En plus de sanctuariser cette œuvre unique au monde, admirée par les Surréalistes, «la ténacité de Malraux a sauvé le Palais de la ruine», assure Frédéric Legros, son directeur depuis mai dernier.

«D’un songe, j’ai sorti la reine du monde», a écrit sur la façade nord Ferdinand Cheval, dont la construction de pierres, ramassées pendant ses tournées, de coquillages et de chaux modelée à la main, aurait pu disparaître.

Les structures métalliques utilisées par le facteur pour consolider son édifice de 12 mètres de haut et 26 mètres de long étaient rongées par la rouille et menaçaient de s’effondrer.

«C’était aussi un génie de la communication qui avait ouvert dès 1905 le palais au public», explique à l’AFP M. Legros. Si les visiteurs le traitaient alors «d’illuminé», ils se pressaient à Hauterives.

Débutée en 1879, la construction de ce mariage de figures oniriques, de cultures et religions d’Orient et d’Occident, s’achèvera en 1912.

Ferdinand Cheval consacrera encore sept ans à bâtir son propre tombeau, dans le cimetière voisin. «Son chef-d’oeuvre», selon le directeur.

Un tantinet mégalomane, il voulait édifier dans son Palais une sépulture «digne des pharaons». L’église et la mairie refusèrent.

Le nom de «Palais idéal» est emprunté à un poème d’un jeune Grenoblois enthousiasmé par sa visite.

De nos jours, le site attire quelque 180.000 visiteurs par an, français et étrangers, «un nombre atteint dès le 31 juillet cette année», se réjouit Frédéric Legros. Une fréquentation dopée par le succès du biopic du réalisateur Niels Tavernier, sorti en 2018.

«Et, non, rectifie M. Legros, le facteur Cheval n’avait pas construit le Palais pour sa fille Alice, morte adolescente, comme le prétend le film. Et le croit, du coup, une partie du public».

«Travail d’un seul homme»

Ce monument où coexistent une mosquée, un temple hindou, un château médiéval, Vercingétorix, César et Archimède, des figures d’animaux ou des sculptures «des temps primitifs», est depuis 1994 propriété de la commune.

Il a été depuis plusieurs fois restauré, du béton injecté sous sa base...

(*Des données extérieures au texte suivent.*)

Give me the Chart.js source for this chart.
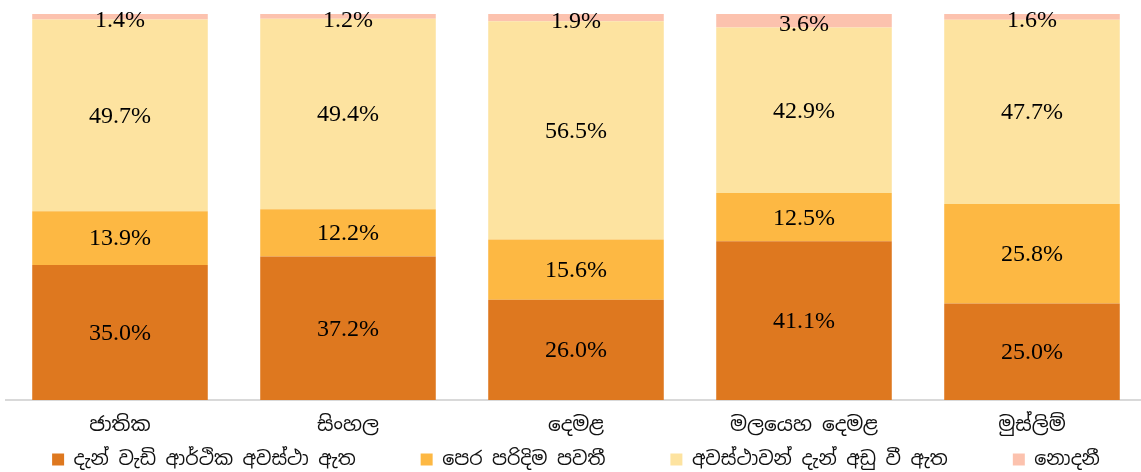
<!DOCTYPE html>
<html>
<head>
<meta charset="utf-8">
<script src="https://cdn.jsdelivr.net/npm/chart.js@4"></script>
<style>
    html, body { margin: 0; padding: 0; background: #fff; overflow: hidden; }
    #wrap { width: 1146px; height: 480px; }
</style>
</head>
<body>
<div id="wrap"><canvas id="shareChart"></canvas></div>
<script>
// Categories and series (percent)
var groups = ['ජාතික', 'සිංහල', 'දෙමළ', 'මලයෙහ දෙමළ', 'මුස්ලිම්'];
var seriesNames = ['දැන් වැඩි ආර්ථික අවස්ථා ඇත', 'පෙර පරිදිම පවතී', 'අවස්ථාවන් දැන් අඩු වී ඇත', 'නොදනී'];
var moreNow = [35.0, 37.2, 26.0, 41.1, 25.0];
var sameAsBefore = [13.9, 12.2, 15.6, 12.5, 25.8];
var fewerNow = [49.7, 49.4, 56.5, 42.9, 47.7];
var dontKnow = [1.4, 1.2, 1.9, 3.6, 1.6];
var colours = ['#DE781F', '#FDB843', '#FDE3A0', '#FCC2AE'];

var sinhalaFont = "'Noto Sans Sinhala', 'Iskoola Pota', 'Noto Sans', sans-serif";

// Draw the value in the middle of every segment
var valueLabels = {
    id: 'valueLabels',
    afterDatasetsDraw: function (chart) {
        var ctx = chart.ctx;
        ctx.save();
        ctx.font = '24px "Liberation Serif", "Times New Roman", serif';
        ctx.fillStyle = '#000';
        ctx.textAlign = 'center';
        ctx.textBaseline = 'middle';
        chart.data.datasets.forEach(function (ds, i) {
            chart.getDatasetMeta(i).data.forEach(function (bar, j) {
                var mid = (bar.y + bar.base) / 2;
                if (i === 3) mid += 3;
                ctx.fillText(ds.data[j].toFixed(1) + '%', bar.x, mid + 1);
            });
        });
        ctx.restore();
    }
};

var allSeries = [moreNow, sameAsBefore, fewerNow, dontKnow];

new Chart(document.getElementById('shareChart'), {
    type: 'bar',
    data: {
        labels: groups,
        datasets: allSeries.map(function (vals, i) {
            return {
                label: seriesNames[i],
                data: vals,
                backgroundColor: colours[i],
                borderWidth: 0,
                categoryPercentage: 0.77,
                barPercentage: 1.0
            };
        })
    },
    options: {
        responsive: true,
        maintainAspectRatio: false,
        animation: false,
        layout: { padding: { left: 6, right: 0, top: 14, bottom: 1 } },
        scales: {
            x: {
                stacked: true,
                grid: { display: false },
                border: { display: true, color: '#d9d9d9', width: 2 },
                ticks: { color: '#111', font: { family: sinhalaFont, size: 20 }, padding: 5 }
            },
            y: {
                stacked: true,
                display: false,
                min: 0,
                max: 100
            }
        },
        plugins: {
            tooltip: { enabled: false },
            legend: {
                position: 'bottom',
                labels: {
                    color: '#111',
                    boxWidth: 12,
                    boxHeight: 12,
                    padding: 8,
                    font: { family: sinhalaFont, size: 19 },
                    // wider gaps between the items, like the original
                    generateLabels: function (chart) {
                        var items = Chart.defaults.plugins.legend.labels.generateLabels(chart);
                        items.forEach(function (it, k) {
                            if (k < items.length - 1) it.text = it.text + '\u2003\u2003\u2003';
                        });
                        return items;
                    }
                }
            }
        }
    },
    plugins: [valueLabels]
});
</script>
</body>
</html>
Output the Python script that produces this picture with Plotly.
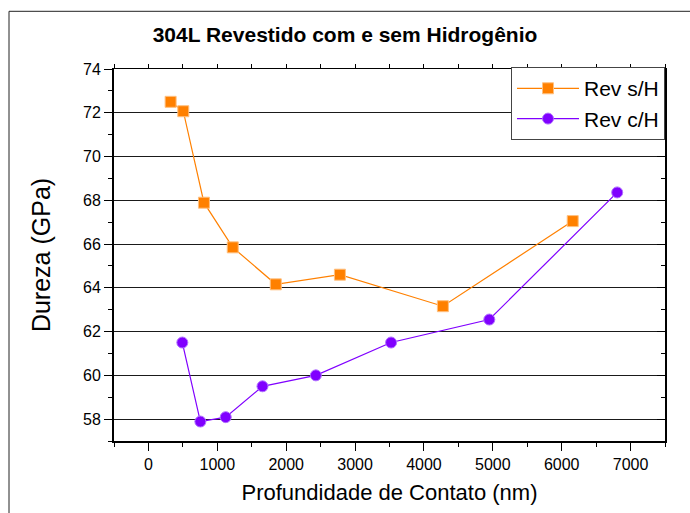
import plotly.graph_objects as go

# Contact depth (nm) and hardness (GPa) for coated 304L, without / with hydrogen
depth_sem_h = [322, 506, 806, 1224, 1849, 2780, 4275, 6160]
dureza_sem_h = [72.5, 72.07, 67.89, 65.85, 64.16, 64.6, 63.16, 67.05]

depth_com_h = [492, 754, 1122, 1656, 2431, 3523, 4949, 6806]
dureza_com_h = [61.5, 57.89, 58.09, 59.5, 60.0, 61.5, 62.55, 68.36]

x_range = [-500, 7500]
y_range = [57, 74]

title_text = "304L Revestido com e sem Hidrogênio"
x_title = "Profundidade de Contato (nm)"
y_title = "Dureza (GPa)"

orange = "#FF8000"
purple = "#8000FF"
font_family = "Liberation Sans, Arial, sans-serif"

W, H = 690, 513
ml, mr, mt, mb = 114, 25, 69, 70

fig = go.Figure()

fig.add_trace(go.Scatter(
    x=depth_sem_h, y=dureza_sem_h, mode="lines+markers", name="Rev s/H",
    line=dict(color=orange, width=1.2),
    marker=dict(symbol="square", size=11, color=orange,
                line=dict(color="#FFC080", width=1)),
))
fig.add_trace(go.Scatter(
    x=depth_com_h, y=dureza_com_h, mode="lines+markers", name="Rev c/H",
    line=dict(color=purple, width=1.2),
    marker=dict(symbol="circle", size=11, color=purple,
                line=dict(color="#B070FF", width=1)),
))
# empty trace that carries the top / right frame axes
fig.add_trace(go.Scatter(x=[], y=[], xaxis="x2", yaxis="y2",
                         showlegend=False, hoverinfo="skip"))

tick_font = dict(family=font_family, size=16, color="black")

fig.update_layout(
    width=W, height=H,
    margin=dict(l=ml, r=mr, t=mt, b=mb),
    paper_bgcolor="white", plot_bgcolor="white",
    title=dict(text="<b>" + title_text + "</b>", x=345 / W, xanchor="center",
               y=1 - 35 / H, yanchor="middle",
               font=dict(family=font_family, size=21, color="black")),
    xaxis=dict(
        range=x_range, dtick=1000, tick0=0, showgrid=False, zeroline=False,
        showline=True, linecolor="black", linewidth=2,
        ticks="outside", ticklen=8, tickwidth=1, tickcolor="black",
        minor=dict(dtick=500, ticks="outside", ticklen=4, tickcolor="black", showgrid=False),
        tickfont=tick_font,
        title=dict(text=x_title, standoff=12,
                   font=dict(family=font_family, size=22, color="black")),
    ),
    yaxis=dict(
        range=y_range, dtick=2, tick0=58, zeroline=False,
        showgrid=True, gridcolor="#1a1a1a", gridwidth=1,
        showline=True, linecolor="black", linewidth=2,
        ticks="outside", ticklen=8, tickwidth=1, tickcolor="black",
        minor=dict(dtick=1, ticks="outside", ticklen=4, tickcolor="black", showgrid=False),
        tickfont=tick_font,
        title=dict(text=y_title, standoff=25,
                   font=dict(family=font_family, size=25, color="black")),
    ),
    xaxis2=dict(
        range=x_range, dtick=1000, tick0=0, overlaying="x", side="top",
        anchor="y", showgrid=False, zeroline=False, showticklabels=False,
        showline=True, linecolor="black", linewidth=1,
        ticks="outside", ticklen=4, tickcolor="black",
        minor=dict(dtick=500, ticks="outside", ticklen=4, tickcolor="black", showgrid=False),
    ),
    yaxis2=dict(
        range=y_range, dtick=2, tick0=58, overlaying="y", side="right",
        anchor="x", showgrid=False, zeroline=False, showticklabels=False,
        showline=True, linecolor="black", linewidth=1.5,
        ticks="inside", ticklen=8, tickcolor="black",
        minor=dict(dtick=1, ticks="inside", ticklen=4, tickcolor="black", showgrid=False),
    ),
    legend=dict(
        x=1.0, xanchor="right", y=1.005, yanchor="top",
        bgcolor="white", bordercolor="#444444", borderwidth=1,
        font=dict(family=font_family, size=21, color="black"),
        itemwidth=62,
    ),
    showlegend=True,
)

# outer frame around the whole figure (open on the right and bottom edges)
pw = W - ml - mr
ph = H - mt - mb
fig.add_shape(
    type="rect", xref="paper", yref="paper",
    x0=(9 - ml) / pw, x1=(700 - ml) / pw,
    y0=(H - 530 - mb) / ph, y1=(H - 11 - mb) / ph,
    line=dict(color="#222222", width=1), fillcolor="rgba(0,0,0,0)", layer="below",
)

fig.write_html("out.html")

Ferdinand Cheval (1836-1924) avait d’abord été boulanger. «Cela lui a donné une incroyable dextérité pour +pétrir+ la chaux», relève M. Legros.

Son idée de «temple de la nature» jaillit quand il trébuche sur une pierre à la forme bizarre. Il la baptise «pierre d’achoppement» et la placera sur la terrasse du Palais, qui comprend aussi «grottes» et galeries intérieures.

Jamais cet homme, qui revendiquait sa condition de «paysan, fils de paysan», n’avait vu d’éléphant ou de guépard, encore moins de temples orientaux. Il les réinvente à partir de cartes postales ou de magazines illustrés. Et, pour instruire le visiteur, grave des légendes sous les sculptures.

Le facteur inscrit aussi ses pensées sur les façades: «Obstinément le rêve», «Un génie bienfaisant m’a tiré du néant», «Travail d’un seul homme»...

A l’occasion du 50e anniversaire, un carnet inédit de dessins de Picasso, hommage au facteur Cheval daté de 1937, sera présenté pour la première fois au public à partir de vendredi, pendant les Journées du Patrimoine. Picasso avait visité le Palais avec Dora Maar et Paul Eluard.

La maison du facteur, la Villa Alicius, ouverte pour la première fois aux visiteurs, accueillera l’exposition «Le vent et les oiseaux m’encouragent», avec des oeuvres d’Ali Cherri --qui expose aussi dans le jardin sa «Machine volante»--, un tableau en plumes de Kate MccGwire ou des photos d’oiseaux de Jean-Luc Mylayne.

La «Cage mangeable», une oeuvre de Fabrice Hyber, sera également exposée.

Et toute l’année, se succèderont des expositions de grandes figures de l’art moderne comme Picasso et d’artistes contemporains.